A Procedural Bias Favors Patent Owners in IPRs
Many have argued that the PTAB is biased against patent owners, but one has to wonder whether they are taking into account the procedural benefits afforded to patent owners. As Intel experienced in its recent IPR, a petitioner gets one blind chance to make out its case for unpatentability. Intel Corp. v. XMTT, Inc., IPR2020-00145, Paper 37 (May 11, 2021).
The patent owner, on the other hand, can try one set of arguments in its Preliminary Response and then, after receiving guidance from the Board’s Institution Decision, can try a second set of arguments.
The patent challenged by Intel was directed to a computing system that could seamlessly transition between a serial processing mode and a parallel processing mode. The claimed apparatus comprised, among other elements, “a serial processor adapted to execute software instructions in a software program primarily in serial” and “a plurality of parallel processors adapted to execute software instructions in the software program primarily in parallel.”
In its first try, Patent Owner argued in its Preliminary Response that “adapted to” meant “designed to” rather than the broader meaning of “configured to.” Aiding the cause of patent owners, the PTAB had changed its claim construction standard from broadest reasonable interpretation to the current district court litigation standard of plain and ordinary meaning, as set forth by Phillips v. AWH Corp., 415 F.3d 1303 (Fed. Cir. 2005) and its progeny.
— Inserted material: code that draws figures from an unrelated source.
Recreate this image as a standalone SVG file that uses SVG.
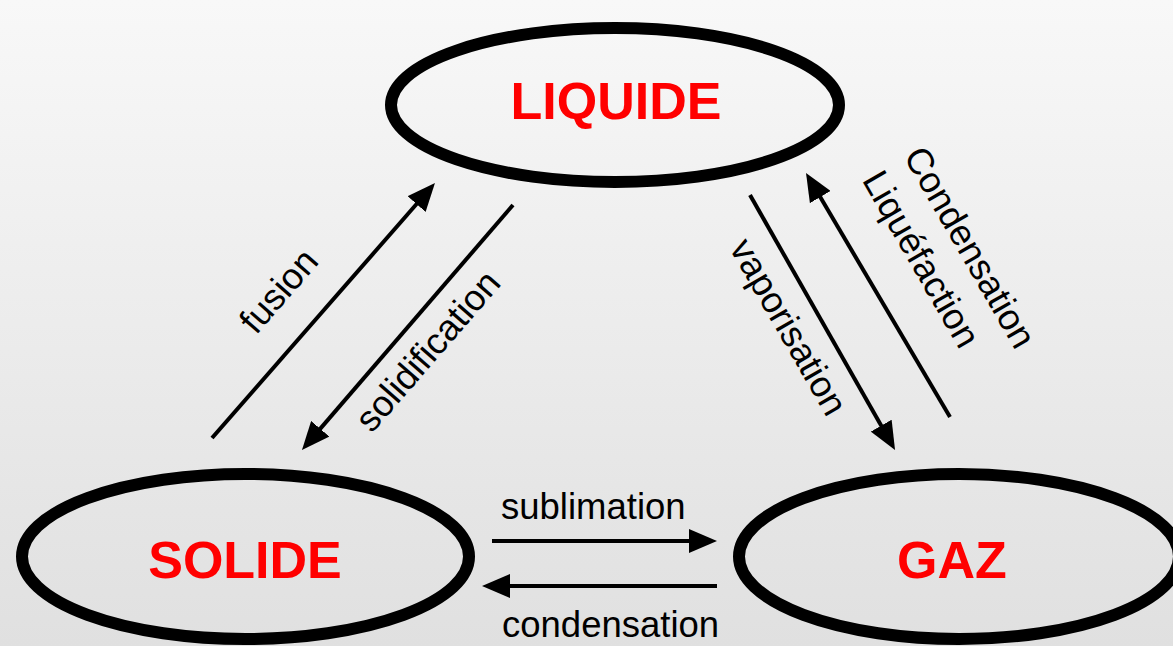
<svg xmlns="http://www.w3.org/2000/svg" width="1173" height="646" viewBox="0 0 1173 646">
  <defs>
    <linearGradient id="bg" x1="0" y1="0" x2="0" y2="1">
      <stop offset="0" stop-color="#f8f8f8"/>
      <stop offset="1" stop-color="#e0e0e0"/>
    </linearGradient>
    <marker id="head" viewBox="0 0 28 24" refX="18" refY="12" markerWidth="28" markerHeight="24" markerUnits="userSpaceOnUse" orient="auto">
      <path d="M0,0 L28,12 L0,24 Z" fill="#000"/>
    </marker>
    <style>
      .state { fill: none; stroke: #000; stroke-width: 12; }
      .name { font-family: "Liberation Sans", Arial, sans-serif; font-weight: bold; font-size: 52px; fill: #ff0000; text-anchor: middle; }
      .arrow { stroke: #000; stroke-width: 4; fill: none; marker-end: url(#head); }
      .lbl { font-family: "Liberation Sans", Arial, sans-serif; font-size: 36.5px; fill: #000; }
    </style>
  </defs>
  <rect x="0" y="0" width="1173" height="646" fill="url(#bg)"/>

  <g id="liquide">
    <ellipse class="state" cx="615" cy="105" rx="224" ry="77"/>
    <text class="name" x="616" y="119">LIQUIDE</text>
  </g>
  <g id="solide">
    <ellipse class="state" cx="245.5" cy="556.5" rx="223.5" ry="82.5"/>
    <text class="name" x="245" y="578">SOLIDE</text>
  </g>
  <g id="gaz">
    <ellipse class="state" cx="959" cy="556.5" rx="220" ry="82.5"/>
    <text class="name" x="952" y="578">GAZ</text>
  </g>

  <g id="connectors">
    <line class="arrow" x1="212" y1="438" x2="428.4" y2="190.5"/>
    <line class="arrow" x1="513" y1="205" x2="308.5" y2="442.4"/>
    <line class="arrow" x1="750" y1="195" x2="890.1" y2="441.3"/>
    <line class="arrow" x1="950" y1="417" x2="811.1" y2="181.6"/>
    <line class="arrow" x1="492" y1="541" x2="707" y2="541"/>
    <line class="arrow" x1="717" y1="586" x2="492" y2="586"/>
  </g>

  <g id="labels">
    <text class="lbl" text-anchor="middle" transform="translate(288,299) rotate(-49)">fusion</text>
    <text class="lbl" text-anchor="middle" transform="translate(437,359) rotate(-49)">solidification</text>
    <text class="lbl" text-anchor="middle" transform="translate(778,333) rotate(60)">vaporisation</text>
    <g transform="translate(903,156) rotate(60)">
      <text class="lbl" x="0" y="0">Condensation</text>
      <text class="lbl" x="0" y="48">Liquéfaction</text>
    </g>
    <text class="lbl" x="501" y="519" font-size="35.5">sublimation</text>
    <text class="lbl" x="502" y="637" font-size="35.8">condensation</text>
  </g>
</svg>
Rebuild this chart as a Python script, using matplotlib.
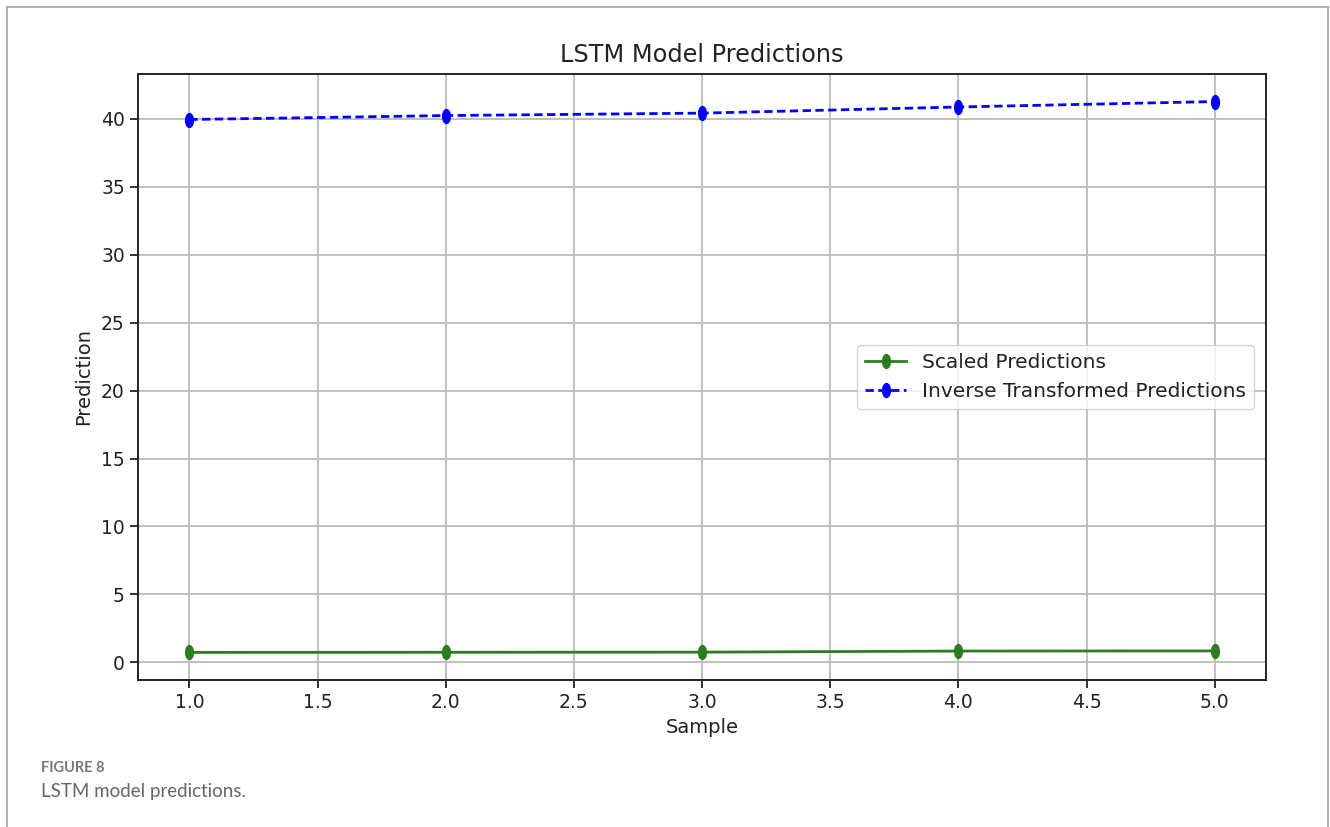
import numpy as np
import matplotlib
matplotlib.use("Agg")
import matplotlib.pyplot as plt
from matplotlib.path import Path
from matplotlib.markers import MarkerStyle
from matplotlib.lines import Line2D
from matplotlib.font_manager import FontProperties

plt.rcParams['font.family'] = ['DejaVu Sans']
FAM = 'DejaVu Sans'

samples = [1, 2, 3, 4, 5]
scaled_pred = [0.74, 0.75, 0.76, 0.84, 0.85]
inverse_pred = [39.93, 40.22, 40.40, 40.85, 41.25]
title = "LSTM Model Predictions"
xlabel = "Sample"
ylabel = "Prediction"
labels = ["Scaled Predictions", "Inverse Transformed Predictions"]

# slightly squashed (elliptical) marker, as in the reference image
circ = Path.unit_circle()
ell = Path(circ.vertices * np.array([0.56, 1.0]), circ.codes)
mk = MarkerStyle(ell)

fig = plt.figure(figsize=(13.3, 8.27), dpi=100)
ax = fig.add_axes([0.1038, 0.1778, 0.8481, 0.7327])

ax.plot(samples, scaled_pred, color='#2b7d1f', marker=mk, markersize=10,
        linewidth=2.0, label=labels[0])
ax.plot(samples, inverse_pred, color='#0000ff', marker=mk, markersize=10,
        linewidth=2.0, linestyle=(0, (3.0, 1.6)), label=labels[1])

ax.set_xticks(np.arange(1.0, 5.01, 0.5))
ax.set_yticks(np.arange(0, 41, 5))
ax.grid(True, color='#c0c0c0', linewidth=1.4)
ax.set_axisbelow(True)
for s in ax.spines.values():
    s.set_linewidth(1.4)
    s.set_color('#222222')
ax.tick_params(colors='#222222', length=6, width=1.3)
tick_fp = FontProperties(family=FAM, size=13.5)
for lab in ax.get_xticklabels() + ax.get_yticklabels():
    lab.set_fontproperties(tick_fp)
ax.set_title(title, fontsize=17.3, family=FAM, color='#222222', pad=9)
ax.set_xlabel(xlabel, fontsize=14, family=FAM, color='#222222', labelpad=4)
ax.set_ylabel(ylabel, fontsize=14, family=FAM, color='#222222', labelpad=6)
leg = ax.legend(loc='center right', prop=FontProperties(family=FAM, size=14.5),
                framealpha=0.8, borderaxespad=0.6)
for t in leg.get_texts():
    t.set_color('#222222')

# page frame
frame_kw = dict(transform=fig.transFigure, color='#aaaaaa', linewidth=1.3)
fig.add_artist(Line2D([7/1330, 1328/1330], [1-7/827, 1-7/827], **frame_kw))
fig.add_artist(Line2D([7/1330, 7/1330], [1-7/827, 0], **frame_kw))
fig.add_artist(Line2D([1328/1330, 1328/1330], [1-7/827, 0], **frame_kw))

# caption
fig.text(41/1330, 1-768/827, "FIGURE 8", fontsize=10.5, color='#777777',
         family='Lato', fontweight='bold', va='center')
fig.text(41/1330, 1-791/827, "LSTM model predictions.", fontsize=13.5,
         color='#666666', family='Lato', va='center')

fig.savefig("out.png", dpi=100)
The Board, nevertheless, found that the specification supported the broader “configured to” meaning.
Learning from the Board’s Institution Decision, Patent Owner took advantage of a second try in its Response after institution. Patent Owner argued that a certain prior art reference had processors that performed serial and parallel processing equally well, not “primarily” one or the other.
This triggered a claim construction focus on finding a specific meaning for “primarily” with respect to “in serial” and “in parallel.” At oral hearing, the Board presented its own claim interpretation that differed from that of either party. In the Board’s view, “the processors must be adapted to execute so that the system (as contrasted to the individual processors) executes primarily in serial or parallel.” The parties were given the opportunity to submit supplemental briefing.
In its Final Written Decision, the Board adopted its own claim interpretation. The Board was influenced by other language in the claim reciting a “transition from a serial processing mode to a parallel processing mode”. It is the system that executes in a mode and, according to the Board, the claim requires a serial processor adapted to perform with the system primarily in serial mode.
Given the Board’s claim interpretation, Patent Owner argued that the Petition failed to address the system executing primarily in serial or primarily in parallel. The Board agreed. Petitioner had its one chance to predict how the claim would be interpreted and the Petition got it wrong. Even though Petitioner addressed patentability in its supplemental briefing after first learning of the Board’s claim construction, the Board held that the “Supplemental Brief cannot cure the deficiencies of the Petition.”
The Board did go on to express its total disagreement with the discussion of the prior art in the Supplemental Brief such that it would rule in favor of Patent Owner anyway. Nevertheless, it is brutally apparent that the procedure was capable of controlling the decision.
The Petitioner must explain in the Petition how the properly construed claim is unpatentable, without a second chance and without claim construction guidance from the Board. Patent Owner, by contrast, has two opportunities to present arguments, the second one after the Board’s Institution Decision. Thus, petitioners are forewarned that a great deal of care and experienced judgment must go into drafting a winning Petition.